Spark

We helped a non-profit inspire a generation of students and spark a new movement.

Challenge

Spark is a national nonprofit that provides middle school students with opportunities to explore career options. In 2015, Spark’s program was in 27 schools, serving over 1,250 students living in San Francisco, Los Angeles, Chicago and Philadelphia.
With new funding from multiple foundations, Spark had the resources to expand the organization, its offerings, and regions served. However, there was no clear growth plan. A lack of a unified story and purpose, many disconnected regional brands, and an unclear service and program portfolio we’re holding the organization back.
Spark needed an umbrella story and clear strategy to better articulate the organization’s mission and growth, and ensure the greatest impact on students.

Insight

A thorough Discovery Research process equipped us with the tools and understanding to begin building a comprehensive strategy. It helped us to 1) understand how Spark’s communications were informing existing perceptions, 2) identify opportunities for market differentiation, and 3) uncover the needs of Spark’s many diverse stakeholders. We also conducted an experience audit (from shadowing students to visiting corporate mentors), which helped us locate areas for operational improvement.
Our two biggest takeaways centered on the way Spark described its organization. For one, Spark mostly focused on communicating functional elements such as program timing and other logistics.
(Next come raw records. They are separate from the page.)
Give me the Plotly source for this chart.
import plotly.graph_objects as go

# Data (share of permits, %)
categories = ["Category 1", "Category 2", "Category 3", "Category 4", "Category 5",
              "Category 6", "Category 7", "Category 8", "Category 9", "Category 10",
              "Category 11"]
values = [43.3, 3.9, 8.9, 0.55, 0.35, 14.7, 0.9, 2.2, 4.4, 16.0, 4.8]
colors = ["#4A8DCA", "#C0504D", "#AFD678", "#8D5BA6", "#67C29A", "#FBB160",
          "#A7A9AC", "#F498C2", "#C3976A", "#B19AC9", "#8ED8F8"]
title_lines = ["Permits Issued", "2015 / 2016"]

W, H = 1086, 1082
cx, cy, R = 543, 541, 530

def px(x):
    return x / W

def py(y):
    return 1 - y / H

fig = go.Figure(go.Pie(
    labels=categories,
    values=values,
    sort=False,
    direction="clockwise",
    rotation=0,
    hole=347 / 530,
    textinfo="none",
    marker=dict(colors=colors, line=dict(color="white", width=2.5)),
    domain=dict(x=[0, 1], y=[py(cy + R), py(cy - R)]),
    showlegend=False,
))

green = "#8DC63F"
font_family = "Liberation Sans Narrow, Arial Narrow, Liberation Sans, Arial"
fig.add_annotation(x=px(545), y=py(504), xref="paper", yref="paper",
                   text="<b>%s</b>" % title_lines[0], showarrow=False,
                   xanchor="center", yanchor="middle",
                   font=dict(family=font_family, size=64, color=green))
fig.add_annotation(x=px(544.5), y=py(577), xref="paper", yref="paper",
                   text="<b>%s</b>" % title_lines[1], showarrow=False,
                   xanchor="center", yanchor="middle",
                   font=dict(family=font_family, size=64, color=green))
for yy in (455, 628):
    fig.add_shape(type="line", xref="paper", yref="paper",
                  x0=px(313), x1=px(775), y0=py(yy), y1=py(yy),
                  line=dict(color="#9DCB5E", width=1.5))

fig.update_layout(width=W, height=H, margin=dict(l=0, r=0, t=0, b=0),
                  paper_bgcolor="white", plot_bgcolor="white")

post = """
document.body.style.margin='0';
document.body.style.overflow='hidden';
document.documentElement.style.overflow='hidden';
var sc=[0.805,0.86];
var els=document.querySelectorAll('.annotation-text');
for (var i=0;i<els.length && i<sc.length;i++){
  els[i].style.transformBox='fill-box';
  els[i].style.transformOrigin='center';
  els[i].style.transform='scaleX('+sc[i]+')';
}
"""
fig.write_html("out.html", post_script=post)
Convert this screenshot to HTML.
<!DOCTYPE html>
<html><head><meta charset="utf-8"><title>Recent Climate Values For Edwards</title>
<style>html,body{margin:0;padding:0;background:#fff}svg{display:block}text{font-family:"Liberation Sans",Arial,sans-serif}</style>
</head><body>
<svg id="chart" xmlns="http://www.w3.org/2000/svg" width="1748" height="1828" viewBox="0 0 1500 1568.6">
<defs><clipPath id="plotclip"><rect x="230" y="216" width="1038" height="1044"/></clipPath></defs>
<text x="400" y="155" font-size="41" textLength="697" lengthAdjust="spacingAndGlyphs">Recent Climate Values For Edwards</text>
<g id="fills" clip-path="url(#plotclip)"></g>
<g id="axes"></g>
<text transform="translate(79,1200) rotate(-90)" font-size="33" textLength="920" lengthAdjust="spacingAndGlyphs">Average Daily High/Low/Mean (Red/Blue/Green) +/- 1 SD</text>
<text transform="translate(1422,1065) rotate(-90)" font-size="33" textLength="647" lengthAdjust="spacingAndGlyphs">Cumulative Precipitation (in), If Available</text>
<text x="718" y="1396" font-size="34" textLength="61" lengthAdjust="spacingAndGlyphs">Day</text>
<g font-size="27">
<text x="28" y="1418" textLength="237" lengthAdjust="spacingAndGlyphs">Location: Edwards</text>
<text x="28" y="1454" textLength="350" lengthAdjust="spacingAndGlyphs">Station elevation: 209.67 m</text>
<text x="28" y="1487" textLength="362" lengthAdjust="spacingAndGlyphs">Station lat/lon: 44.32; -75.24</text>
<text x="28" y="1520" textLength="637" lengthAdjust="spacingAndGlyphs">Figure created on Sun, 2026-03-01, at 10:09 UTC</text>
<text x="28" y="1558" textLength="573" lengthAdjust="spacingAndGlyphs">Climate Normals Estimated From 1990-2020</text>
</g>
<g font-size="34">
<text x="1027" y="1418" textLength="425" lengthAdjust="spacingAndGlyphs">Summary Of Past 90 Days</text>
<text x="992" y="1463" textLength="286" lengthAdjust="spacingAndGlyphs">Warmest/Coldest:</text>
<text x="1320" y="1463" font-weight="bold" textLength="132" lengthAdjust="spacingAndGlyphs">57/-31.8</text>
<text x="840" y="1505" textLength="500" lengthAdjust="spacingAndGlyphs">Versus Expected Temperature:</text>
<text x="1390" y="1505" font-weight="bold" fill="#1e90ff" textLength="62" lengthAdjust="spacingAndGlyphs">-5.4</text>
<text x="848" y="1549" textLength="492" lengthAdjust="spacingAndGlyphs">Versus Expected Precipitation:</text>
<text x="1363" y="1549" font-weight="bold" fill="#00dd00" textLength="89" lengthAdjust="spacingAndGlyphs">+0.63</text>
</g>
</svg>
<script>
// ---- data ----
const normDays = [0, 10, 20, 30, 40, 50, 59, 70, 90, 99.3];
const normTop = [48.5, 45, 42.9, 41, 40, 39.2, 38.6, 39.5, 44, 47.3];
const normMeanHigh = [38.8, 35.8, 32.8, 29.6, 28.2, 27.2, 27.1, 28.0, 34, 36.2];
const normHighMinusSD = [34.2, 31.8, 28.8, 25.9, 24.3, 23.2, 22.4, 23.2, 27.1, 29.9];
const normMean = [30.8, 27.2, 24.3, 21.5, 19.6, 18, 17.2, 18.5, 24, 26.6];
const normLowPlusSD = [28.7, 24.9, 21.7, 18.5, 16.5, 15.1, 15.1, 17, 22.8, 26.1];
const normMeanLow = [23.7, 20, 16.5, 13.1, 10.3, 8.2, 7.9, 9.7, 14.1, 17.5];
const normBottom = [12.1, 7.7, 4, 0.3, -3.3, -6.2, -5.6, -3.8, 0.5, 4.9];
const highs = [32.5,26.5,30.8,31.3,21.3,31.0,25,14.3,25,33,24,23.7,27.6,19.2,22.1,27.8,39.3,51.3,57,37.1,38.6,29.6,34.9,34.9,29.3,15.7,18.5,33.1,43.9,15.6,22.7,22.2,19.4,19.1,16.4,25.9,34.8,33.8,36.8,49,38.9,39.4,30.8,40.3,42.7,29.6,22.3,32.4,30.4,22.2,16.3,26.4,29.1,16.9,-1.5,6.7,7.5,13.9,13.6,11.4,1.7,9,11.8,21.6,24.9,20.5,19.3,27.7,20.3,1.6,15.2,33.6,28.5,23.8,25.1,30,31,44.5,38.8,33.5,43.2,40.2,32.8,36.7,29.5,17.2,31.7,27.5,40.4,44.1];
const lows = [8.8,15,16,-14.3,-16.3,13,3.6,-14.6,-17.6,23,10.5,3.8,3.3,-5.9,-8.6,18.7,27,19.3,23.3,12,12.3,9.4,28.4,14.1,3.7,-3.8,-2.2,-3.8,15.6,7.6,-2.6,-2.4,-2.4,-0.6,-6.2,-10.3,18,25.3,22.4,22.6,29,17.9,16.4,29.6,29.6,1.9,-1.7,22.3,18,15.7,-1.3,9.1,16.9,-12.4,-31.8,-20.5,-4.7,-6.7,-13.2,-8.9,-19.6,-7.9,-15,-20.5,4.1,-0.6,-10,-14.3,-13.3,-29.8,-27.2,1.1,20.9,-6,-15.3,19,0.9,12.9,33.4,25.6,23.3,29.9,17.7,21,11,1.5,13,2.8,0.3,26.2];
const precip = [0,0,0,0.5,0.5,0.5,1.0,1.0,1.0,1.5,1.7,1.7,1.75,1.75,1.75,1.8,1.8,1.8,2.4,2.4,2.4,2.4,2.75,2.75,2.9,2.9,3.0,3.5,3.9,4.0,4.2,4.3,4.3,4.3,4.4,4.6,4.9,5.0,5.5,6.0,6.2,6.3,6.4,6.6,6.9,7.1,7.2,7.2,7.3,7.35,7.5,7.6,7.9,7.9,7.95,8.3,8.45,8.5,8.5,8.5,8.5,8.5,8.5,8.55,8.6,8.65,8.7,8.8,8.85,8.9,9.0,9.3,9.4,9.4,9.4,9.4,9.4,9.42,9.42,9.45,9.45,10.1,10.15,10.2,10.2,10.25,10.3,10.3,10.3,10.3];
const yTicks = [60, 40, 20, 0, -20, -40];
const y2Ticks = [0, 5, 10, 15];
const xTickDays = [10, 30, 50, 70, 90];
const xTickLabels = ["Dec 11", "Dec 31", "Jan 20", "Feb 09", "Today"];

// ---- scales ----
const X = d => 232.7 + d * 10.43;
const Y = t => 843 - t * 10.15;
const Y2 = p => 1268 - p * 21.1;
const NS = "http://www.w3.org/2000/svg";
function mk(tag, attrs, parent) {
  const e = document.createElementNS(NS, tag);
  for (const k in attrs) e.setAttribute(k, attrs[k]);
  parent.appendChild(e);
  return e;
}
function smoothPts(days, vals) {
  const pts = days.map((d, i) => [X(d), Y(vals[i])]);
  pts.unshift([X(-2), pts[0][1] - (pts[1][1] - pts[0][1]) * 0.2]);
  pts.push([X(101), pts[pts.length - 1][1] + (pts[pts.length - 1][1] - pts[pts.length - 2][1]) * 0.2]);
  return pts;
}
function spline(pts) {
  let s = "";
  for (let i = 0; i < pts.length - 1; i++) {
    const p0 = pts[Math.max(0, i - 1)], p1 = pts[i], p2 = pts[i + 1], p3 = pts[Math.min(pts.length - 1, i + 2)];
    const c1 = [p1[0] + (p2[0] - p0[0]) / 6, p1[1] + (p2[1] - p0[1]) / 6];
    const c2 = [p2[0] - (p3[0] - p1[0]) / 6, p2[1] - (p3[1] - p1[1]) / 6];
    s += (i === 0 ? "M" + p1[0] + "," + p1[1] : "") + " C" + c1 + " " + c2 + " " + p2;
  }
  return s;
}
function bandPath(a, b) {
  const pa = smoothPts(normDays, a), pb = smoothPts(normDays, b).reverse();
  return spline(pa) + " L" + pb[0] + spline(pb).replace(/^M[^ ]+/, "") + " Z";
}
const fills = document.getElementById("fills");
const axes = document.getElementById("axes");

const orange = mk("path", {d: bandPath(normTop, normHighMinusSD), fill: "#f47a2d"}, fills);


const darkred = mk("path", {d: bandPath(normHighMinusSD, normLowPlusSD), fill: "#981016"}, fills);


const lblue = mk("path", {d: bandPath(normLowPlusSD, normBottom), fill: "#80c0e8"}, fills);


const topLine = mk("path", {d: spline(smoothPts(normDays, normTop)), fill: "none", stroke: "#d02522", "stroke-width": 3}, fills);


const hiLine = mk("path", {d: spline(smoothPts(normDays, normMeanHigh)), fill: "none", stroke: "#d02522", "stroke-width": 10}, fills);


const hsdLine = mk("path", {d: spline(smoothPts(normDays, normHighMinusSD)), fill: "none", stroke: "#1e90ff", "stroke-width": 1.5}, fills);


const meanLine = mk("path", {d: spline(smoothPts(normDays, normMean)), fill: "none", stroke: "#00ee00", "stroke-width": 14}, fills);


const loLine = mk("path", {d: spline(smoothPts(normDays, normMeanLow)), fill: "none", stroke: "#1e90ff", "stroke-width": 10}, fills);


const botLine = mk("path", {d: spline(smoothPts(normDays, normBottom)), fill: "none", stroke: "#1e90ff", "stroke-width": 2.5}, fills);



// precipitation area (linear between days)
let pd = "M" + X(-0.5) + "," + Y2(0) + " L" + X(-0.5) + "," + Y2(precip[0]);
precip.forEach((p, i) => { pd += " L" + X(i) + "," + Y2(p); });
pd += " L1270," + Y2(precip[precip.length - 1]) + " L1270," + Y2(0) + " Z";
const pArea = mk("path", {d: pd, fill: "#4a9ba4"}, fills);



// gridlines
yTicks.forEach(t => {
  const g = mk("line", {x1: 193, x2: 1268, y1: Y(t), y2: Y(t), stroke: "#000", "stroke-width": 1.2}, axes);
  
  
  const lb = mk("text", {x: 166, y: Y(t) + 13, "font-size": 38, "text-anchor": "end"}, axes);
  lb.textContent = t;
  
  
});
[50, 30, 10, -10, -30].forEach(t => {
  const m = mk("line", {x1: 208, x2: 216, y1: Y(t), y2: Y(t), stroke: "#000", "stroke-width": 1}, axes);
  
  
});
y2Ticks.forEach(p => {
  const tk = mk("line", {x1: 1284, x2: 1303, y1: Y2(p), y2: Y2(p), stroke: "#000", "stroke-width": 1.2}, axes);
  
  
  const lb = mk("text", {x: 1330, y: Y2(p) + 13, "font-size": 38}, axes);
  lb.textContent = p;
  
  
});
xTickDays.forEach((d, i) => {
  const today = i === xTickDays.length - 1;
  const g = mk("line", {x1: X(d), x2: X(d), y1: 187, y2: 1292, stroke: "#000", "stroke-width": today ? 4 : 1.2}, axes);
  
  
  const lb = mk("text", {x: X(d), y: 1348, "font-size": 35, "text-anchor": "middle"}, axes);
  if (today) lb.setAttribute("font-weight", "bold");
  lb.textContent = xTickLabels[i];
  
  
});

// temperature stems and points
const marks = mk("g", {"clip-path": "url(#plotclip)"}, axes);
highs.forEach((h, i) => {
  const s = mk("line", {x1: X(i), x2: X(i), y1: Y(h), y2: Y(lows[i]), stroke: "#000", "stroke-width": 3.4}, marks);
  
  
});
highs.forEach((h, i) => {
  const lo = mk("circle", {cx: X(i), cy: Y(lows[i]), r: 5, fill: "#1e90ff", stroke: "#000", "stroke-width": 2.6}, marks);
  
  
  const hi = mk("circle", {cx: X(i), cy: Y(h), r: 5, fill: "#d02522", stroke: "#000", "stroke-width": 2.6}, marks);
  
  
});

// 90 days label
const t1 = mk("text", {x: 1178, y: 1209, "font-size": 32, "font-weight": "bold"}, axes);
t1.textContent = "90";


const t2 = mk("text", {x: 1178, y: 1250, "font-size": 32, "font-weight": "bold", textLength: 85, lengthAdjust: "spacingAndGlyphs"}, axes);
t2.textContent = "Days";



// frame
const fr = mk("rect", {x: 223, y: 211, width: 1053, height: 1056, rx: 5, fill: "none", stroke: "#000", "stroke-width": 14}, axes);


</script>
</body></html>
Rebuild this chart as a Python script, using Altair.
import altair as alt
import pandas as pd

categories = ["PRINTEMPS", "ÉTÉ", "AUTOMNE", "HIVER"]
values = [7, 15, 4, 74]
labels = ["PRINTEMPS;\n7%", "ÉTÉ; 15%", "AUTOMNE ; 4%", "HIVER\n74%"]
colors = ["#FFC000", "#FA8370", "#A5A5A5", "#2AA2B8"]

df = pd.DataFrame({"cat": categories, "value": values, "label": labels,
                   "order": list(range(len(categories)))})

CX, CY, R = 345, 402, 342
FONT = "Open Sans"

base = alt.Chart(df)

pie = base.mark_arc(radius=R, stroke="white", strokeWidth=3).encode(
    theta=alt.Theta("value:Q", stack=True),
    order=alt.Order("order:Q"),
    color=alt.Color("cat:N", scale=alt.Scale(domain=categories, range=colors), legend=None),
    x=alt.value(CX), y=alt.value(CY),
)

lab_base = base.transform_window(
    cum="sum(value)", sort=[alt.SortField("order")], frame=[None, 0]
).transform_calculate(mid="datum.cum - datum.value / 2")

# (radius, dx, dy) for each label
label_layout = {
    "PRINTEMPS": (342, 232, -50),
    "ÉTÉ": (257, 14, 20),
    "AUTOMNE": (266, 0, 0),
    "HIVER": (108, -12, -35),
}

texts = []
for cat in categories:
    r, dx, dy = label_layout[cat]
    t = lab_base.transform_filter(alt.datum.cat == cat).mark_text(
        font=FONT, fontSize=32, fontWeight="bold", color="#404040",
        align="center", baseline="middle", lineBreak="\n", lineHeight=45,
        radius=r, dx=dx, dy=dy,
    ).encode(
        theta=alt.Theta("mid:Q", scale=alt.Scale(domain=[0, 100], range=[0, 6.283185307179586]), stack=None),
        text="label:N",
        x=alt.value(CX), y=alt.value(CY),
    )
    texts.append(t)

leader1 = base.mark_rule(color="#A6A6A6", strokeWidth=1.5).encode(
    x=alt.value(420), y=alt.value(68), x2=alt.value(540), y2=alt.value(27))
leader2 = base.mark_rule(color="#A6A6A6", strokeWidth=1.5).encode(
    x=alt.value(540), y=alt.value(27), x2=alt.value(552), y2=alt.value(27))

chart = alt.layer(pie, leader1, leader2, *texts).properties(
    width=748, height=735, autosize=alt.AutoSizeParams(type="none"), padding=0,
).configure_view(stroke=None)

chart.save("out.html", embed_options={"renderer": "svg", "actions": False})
This was too narrow of a message, and was missing an emotional element. Secondly, the use of deficit language (i.e. negative sounding terms and labels) was not doing justice to the positive impact the organization was having on students’ lives.
These efforts didn’t recognize that there was a greater story to tell about the human element of the organization – the people involved, the emotional connection, and the impact of involvement. The impact on the student is what made all stakeholders excited – more specifically the possibilities shown to the student, the flame that is ignited, and the understanding of what their future could be like. This provided Spark with the opportunity to elevate the student to be the hero of the brand – something all stakeholders could get behind.

Solution

Our findings led us to the brand position: The Possibility Movement – Bringing individual and communities together to show middle school students what’s possible for their unique future. Everyone can get behind this idea. Not only was it cool for kids, but it was compelling for donors and schools, and exciting for parents and mentors.
Along with the positioning we developed a corresponding personality to match the energy of the possibility movement – one which would be inclusive and accessible of many stakeholders regardless of their background or education level. We also evolved the brand and product architecture to bring the separate regional brands under a One Spark strategy. This way, Spark could streamline its communications, better organize its initiatives and programs, and safe costs in the process.
We developed a Visual System and logo to reflect the refreshed brand and personality. Since there was no full time, in house designer, we designed hand drawn patterns, simple iconography, and a cohesive photography style for seamless implementation.
To ensure consistent application of the brand in the future, we developed brand guidelines and held brand trainings and exercises with Spark employees to explain the brand. We then brought all of the pieces to life in a newly developed website and additional marketing collateral.

Outcome

As a result of the program, Spark employees have been more engaged and inspired, and the internal culture of the organization has been reinvigorated. More than ever, students are proud of their involvement with Spark, and more importantly, are eager to talk about it.
With a consistent and compelling brand story, Spark is equipped with the understanding and vision to hold productive conversations with potential donors, and work more collaboratively in support of the “One Spark” strategy.